Recent North Korean actions
For the past few weeks, there had been speculation that North Korea would be test launching a nuclear missile. They did this on the 15th of April to mark the anniversary of Kim II-sung. Although the missile launch failed, it showed signs of a defiant North Korea which stated they would not stop their nuclear program.
Even before the actual launch, the speculations were enough to make the US dollar drop slightly on the 12th of April. This week, the US dollar again opened lower than last week’s close due to North Korea’s missile launch.
A similar situation can be observed back in 2010 when there was tension on the Korean peninsula, even though this was provoked by South Korea. This just goes to show the correlation between North Korea and US dollar value so far, but it’s far from over.
How could North Korea and US dollar value change in the future?

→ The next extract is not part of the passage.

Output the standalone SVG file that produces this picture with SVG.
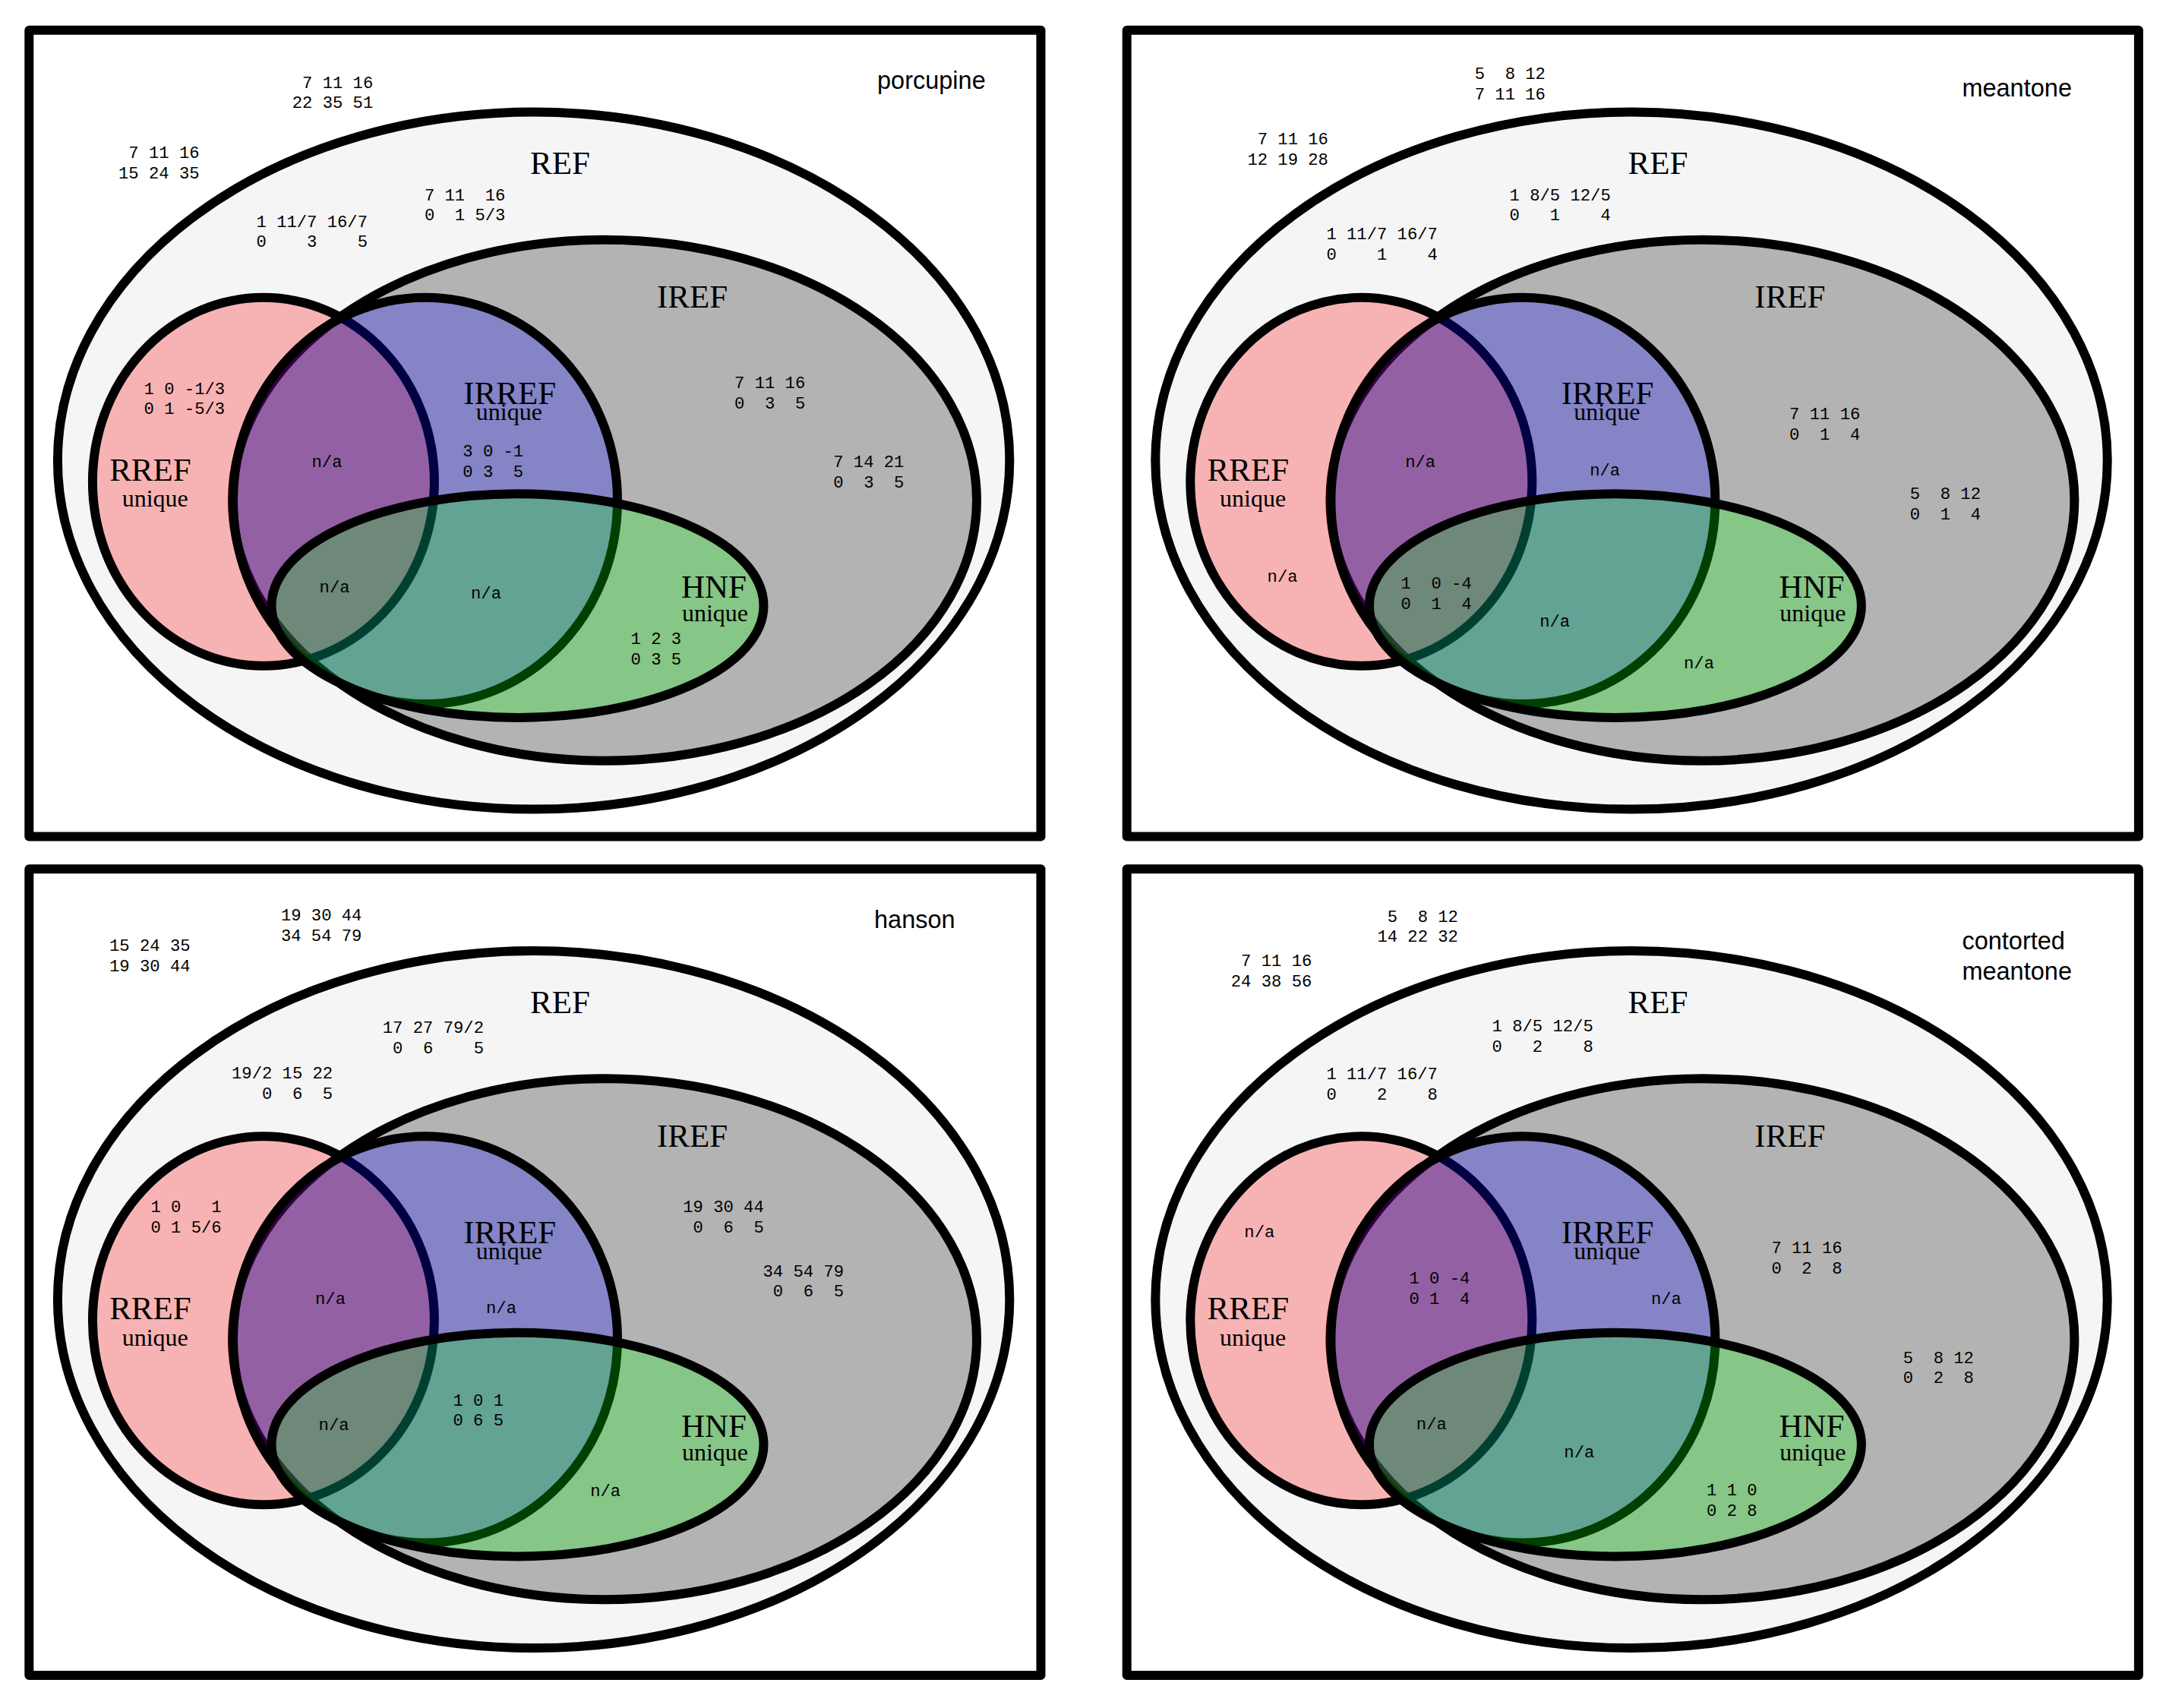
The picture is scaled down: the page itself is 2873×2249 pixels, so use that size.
<svg xmlns="http://www.w3.org/2000/svg" width="2873" height="2249" viewBox="0 0 2873 2249">
<style>
.bg{fill:#ffffff}
.frame{fill:#ffffff;stroke:#000;stroke-width:12;stroke-linejoin:round}
.set{stroke:#000;stroke-width:12}
.ref{fill:#f5f5f5}
.iref{fill:#b3b3b3}
.rref{fill:#ff0000;fill-opacity:0.265}
.irref{fill:#0000ff;fill-opacity:0.26}
.hnf{fill:#00ff00;fill-opacity:0.25}
.lbl{font-family:"Liberation Serif","Times New Roman",serif;font-size:43px;text-anchor:middle;fill:#000}
.uq{font-family:"Liberation Serif","Times New Roman",serif;font-size:32px;text-anchor:middle;fill:#000}
.name{font-family:"Liberation Sans",Arial,sans-serif;font-size:32.5px;fill:#000}
.m{font-family:"Liberation Mono","Courier New",monospace;font-size:22.2px;white-space:pre;fill:#000}
.c{text-anchor:middle}
</style>
<rect class="bg" x="0" y="0" width="2873" height="2249"/>

<!-- Panel 1: porcupine -->
<g id="panel-porcupine">
  <rect class="frame" x="38.3" y="39.7" width="1332.2" height="1061.8"/>
  <g id="p1-ref"><ellipse class="set ref" cx="702.6" cy="606.6" rx="626.7" ry="459"/><text class="lbl" x="737.5" y="229.3">REF</text></g>
  <g id="p1-iref"><ellipse class="set iref" cx="796" cy="658.7" rx="490" ry="343"/><text class="lbl" x="911.5" y="405.2">IREF</text></g>
  <g id="p1-rref"><ellipse class="set rref" cx="346.9" cy="634.3" rx="225" ry="242.5"/></g>
  <g id="p1-irref"><ellipse class="set irref" cx="560" cy="659.4" rx="253" ry="267.6"/></g>
  <g id="p1-hnf"><ellipse class="set hnf" cx="681.5" cy="797.6" rx="324" ry="147.3"/></g>
  <g id="p1-labels">
    <text class="lbl" x="671.2" y="532.3">IRREF</text><text class="uq" x="670.4" y="553.3">unique</text>
    <text class="lbl" x="197.9" y="632.7">RREF</text><text class="uq" x="204.2" y="667.3">unique</text>
    <text class="lbl" x="940" y="787.2">HNF</text><text class="uq" x="941.5" y="818.1">unique</text>
    <text class="name" x="1155" y="116.7">porcupine</text>
  </g>
  <g id="p1-data">
    <text class="m" x="384.7" y="115.7"> 7 11 16</text><text class="m" x="384.7" y="142.4">22 35 51</text>
    <text class="m" x="156" y="208.3"> 7 11 16</text><text class="m" x="156" y="235">15 24 35</text>
    <text class="m" x="558.9" y="263.6">7 11  16</text><text class="m" x="558.9" y="290.3">0  1 5/3</text>
    <text class="m" x="337.5" y="298.5">1 11/7 16/7</text><text class="m" x="337.5" y="325.2">0    3    5</text>
    <text class="m" x="189.6" y="518.5">1 0 -1/3</text><text class="m" x="189.6" y="545.2">0 1 -5/3</text>
    <text class="m" x="609.3" y="601">3 0 -1</text><text class="m" x="609.3" y="627.7">0 3  5</text>
    <text class="m c" x="430.5" y="615.4">n/a</text>
    <text class="m c" x="440.6" y="779.8">n/a</text>
    <text class="m c" x="640" y="787.7">n/a</text>
    <text class="m" x="830.6" y="848">1 2 3</text><text class="m" x="830.6" y="874.7">0 3 5</text>
    <text class="m" x="967" y="511.3">7 11 16</text><text class="m" x="967" y="538">0  3  5</text>
    <text class="m" x="1097.2" y="615.4">7 14 21</text><text class="m" x="1097.2" y="642.1">0  3  5</text>
  </g>
</g>

<!-- Panel 2: meantone -->
<g id="panel-meantone" transform="translate(1445.4,0)">
  <rect class="frame" x="38.3" y="39.7" width="1332.2" height="1061.8"/>
  <g id="p2-ref"><ellipse class="set ref" cx="702.6" cy="606.6" rx="626.7" ry="459"/><text class="lbl" x="737.5" y="229.3">REF</text></g>
  <g id="p2-iref"><ellipse class="set iref" cx="796" cy="658.7" rx="490" ry="343"/><text class="lbl" x="911.5" y="405.2">IREF</text></g>
  <g id="p2-rref"><ellipse class="set rref" cx="346.9" cy="634.3" rx="225" ry="242.5"/></g>
  <g id="p2-irref"><ellipse class="set irref" cx="560" cy="659.4" rx="253" ry="267.6"/></g>
  <g id="p2-hnf"><ellipse class="set hnf" cx="681.5" cy="797.6" rx="324" ry="147.3"/></g>
  <g id="p2-labels">
    <text class="lbl" x="671.2" y="532.3">IRREF</text><text class="uq" x="670.4" y="553.3">unique</text>
    <text class="lbl" x="197.9" y="632.7">RREF</text><text class="uq" x="204.2" y="667.3">unique</text>
    <text class="lbl" x="940" y="787.2">HNF</text><text class="uq" x="941.5" y="818.1">unique</text>
    <text class="name" x="1138" y="127">meantone</text>
  </g>
  <g id="p2-data">
    <text class="m" x="496.3" y="104.2">5  8 12</text><text class="m" x="496.3" y="130.9">7 11 16</text>
    <text class="m" x="197" y="190"> 7 11 16</text><text class="m" x="197" y="216.7">12 19 28</text>
    <text class="m" x="542.2" y="263.6">1 8/5 12/5</text><text class="m" x="542.2" y="290.3">0   1    4</text>
    <text class="m" x="301" y="315">1 11/7 16/7</text><text class="m" x="301" y="341.7">0    1    4</text>
    <text class="m c" x="243.2" y="765.5">n/a</text>
    <text class="m c" x="424.8" y="615.4">n/a</text>
    <text class="m c" x="667.8" y="625.5">n/a</text>
    <text class="m" x="399.1" y="774.8">1  0 -4</text><text class="m" x="399.1" y="801.5">0  1  4</text>
    <text class="m c" x="601.8" y="825.1">n/a</text>
    <text class="m c" x="791.6" y="879.6">n/a</text>
    <text class="m" x="910.7" y="552.2">7 11 16</text><text class="m" x="910.7" y="578.9">0  1  4</text>
    <text class="m" x="1069.4" y="657">5  8 12</text><text class="m" x="1069.4" y="683.7">0  1  4</text>
  </g>
</g>

<!-- Panel 3: hanson -->
<g id="panel-hanson" transform="translate(0,1104.5)">
  <rect class="frame" x="38.3" y="39.7" width="1332.2" height="1061.8"/>
  <g id="p3-ref"><ellipse class="set ref" cx="702.6" cy="606.6" rx="626.7" ry="459"/><text class="lbl" x="737.5" y="229.3">REF</text></g>
  <g id="p3-iref"><ellipse class="set iref" cx="796" cy="658.7" rx="490" ry="343"/><text class="lbl" x="911.5" y="405.2">IREF</text></g>
  <g id="p3-rref"><ellipse class="set rref" cx="346.9" cy="634.3" rx="225" ry="242.5"/></g>
  <g id="p3-irref"><ellipse class="set irref" cx="560" cy="659.4" rx="253" ry="267.6"/></g>
  <g id="p3-hnf"><ellipse class="set hnf" cx="681.5" cy="797.6" rx="324" ry="147.3"/></g>
  <g id="p3-labels">
    <text class="lbl" x="671.2" y="532.3">IRREF</text><text class="uq" x="670.4" y="553.3">unique</text>
    <text class="lbl" x="197.9" y="632.7">RREF</text><text class="uq" x="204.2" y="667.3">unique</text>
    <text class="lbl" x="940" y="787.2">HNF</text><text class="uq" x="941.5" y="818.1">unique</text>
    <text class="name" x="1151" y="117.3">hanson</text>
  </g>
  <g id="p3-data">
    <text class="m" x="144" y="147.8">15 24 35</text><text class="m" x="144" y="174.5">19 30 44</text>
    <text class="m" x="369.9" y="107.8">19 30 44</text><text class="m" x="369.9" y="134.5">34 54 79</text>
    <text class="m" x="503.8" y="255.7">17 27 79/2</text><text class="m" x="503.8" y="282.4"> 0  6    5</text>
    <text class="m" x="305" y="315.7">19/2 15 22</text><text class="m" x="305" y="342.4">   0  6  5</text>
    <text class="m" x="198.4" y="491.5">1 0   1</text><text class="m" x="198.4" y="518.2">0 1 5/6</text>
    <text class="m c" x="435" y="612.5">n/a</text>
    <text class="m c" x="660" y="624.7">n/a</text>
    <text class="m c" x="439.6" y="778.4">n/a</text>
    <text class="m" x="596.4" y="746.1">1 0 1</text><text class="m" x="596.4" y="772.8">0 6 5</text>
    <text class="m c" x="797.2" y="865.3">n/a</text>
    <text class="m" x="899.2" y="491.5">19 30 44</text><text class="m" x="899.2" y="518.2"> 0  6  5</text>
    <text class="m" x="1004.5" y="576.2">34 54 79</text><text class="m" x="1004.5" y="602.9"> 0  6  5</text>
  </g>
</g>

<!-- Panel 4: contorted meantone -->
<g id="panel-contorted-meantone" transform="translate(1445.4,1104.5)">
  <rect class="frame" x="38.3" y="39.7" width="1332.2" height="1061.8"/>
  <g id="p4-ref"><ellipse class="set ref" cx="702.6" cy="606.6" rx="626.7" ry="459"/><text class="lbl" x="737.5" y="229.3">REF</text></g>
  <g id="p4-iref"><ellipse class="set iref" cx="796" cy="658.7" rx="490" ry="343"/><text class="lbl" x="911.5" y="405.2">IREF</text></g>
  <g id="p4-rref"><ellipse class="set rref" cx="346.9" cy="634.3" rx="225" ry="242.5"/></g>
  <g id="p4-irref"><ellipse class="set irref" cx="560" cy="659.4" rx="253" ry="267.6"/></g>
  <g id="p4-hnf"><ellipse class="set hnf" cx="681.5" cy="797.6" rx="324" ry="147.3"/></g>
  <g id="p4-labels">
    <text class="lbl" x="671.2" y="532.3">IRREF</text><text class="uq" x="670.4" y="553.3">unique</text>
    <text class="lbl" x="197.9" y="632.7">RREF</text><text class="uq" x="204.2" y="667.3">unique</text>
    <text class="lbl" x="940" y="787.2">HNF</text><text class="uq" x="941.5" y="818.1">unique</text>
    <text class="name" x="1138" y="145">contorted</text>
    <text class="name" x="1138" y="185">meantone</text>
  </g>
  <g id="p4-data">
    <text class="m" x="368" y="109.2"> 5  8 12</text><text class="m" x="368" y="135.9">14 22 32</text>
    <text class="m" x="175.4" y="167.4"> 7 11 16</text><text class="m" x="175.4" y="194.1">24 38 56</text>
    <text class="m" x="519.2" y="253.5">1 8/5 12/5</text><text class="m" x="519.2" y="280.2">0   2    8</text>
    <text class="m" x="301" y="316.7">1 11/7 16/7</text><text class="m" x="301" y="343.4">0    2    8</text>
    <text class="m c" x="212.9" y="524.2">n/a</text>
    <text class="m" x="410.1" y="585.3">1 0 -4</text><text class="m" x="410.1" y="612">0 1  4</text>
    <text class="m c" x="748.5" y="612.5">n/a</text>
    <text class="m c" x="439.4" y="777.7">n/a</text>
    <text class="m c" x="633.9" y="814.3">n/a</text>
    <text class="m" x="801.7" y="864.6">1 1 0</text><text class="m" x="801.7" y="891.3">0 2 8</text>
    <text class="m" x="887" y="545.8">7 11 16</text><text class="m" x="887" y="572.5">0  2  8</text>
    <text class="m" x="1060.3" y="690.1">5  8 12</text><text class="m" x="1060.3" y="716.8">0  2  8</text>
  </g>
</g>
</svg>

Here, I have to admit, it’s all about speculation since we can’t know the future, obviously. Furthermore, there are a lot of unknowns – from the players involved to the decisions made by leaders from both countries. There are some projections, though, don’t worry. The Trump administration seems to be making a point, and they don’t seem likely to give in. North Korea, on the other hand, also seems determined, but they have more to lose.
There’s the obvious – the US’s superior military power which could effectively wipe out North Korea. Already, some people believe the failing nuclear missiles by North Korea are due to the cyber attacks by the US. This means that North Korea would probably not be able to attack the US with nuclear weapons if a war broke out.
Then there are other players like China with whom North Korea depends on for about 90% of its crude oil. China has never supported North Korea’s nuclear program, and with fears the latter may be testing a nuclear device on the 25th of April, China is ‘preparing measures’. According to Korea Joongang Daily, China tested their new guided missile destroyer and may even suspend oil exportation to North Korea.
Now, if things were to go down this trajectory, North Korea would definitely lose, in which case the US dollar would probably become stronger. Everyone loves a winner, and this would establish the United States’ position as a superpower. However, war is messy, and there’s the probability of collateral damage. With regard to North Korea, the collateral damage could include South Korea and possibly even Japan. If these countries suffer as a result of a war, the US dollar value would drop. China will gain more credibility in the region and the world.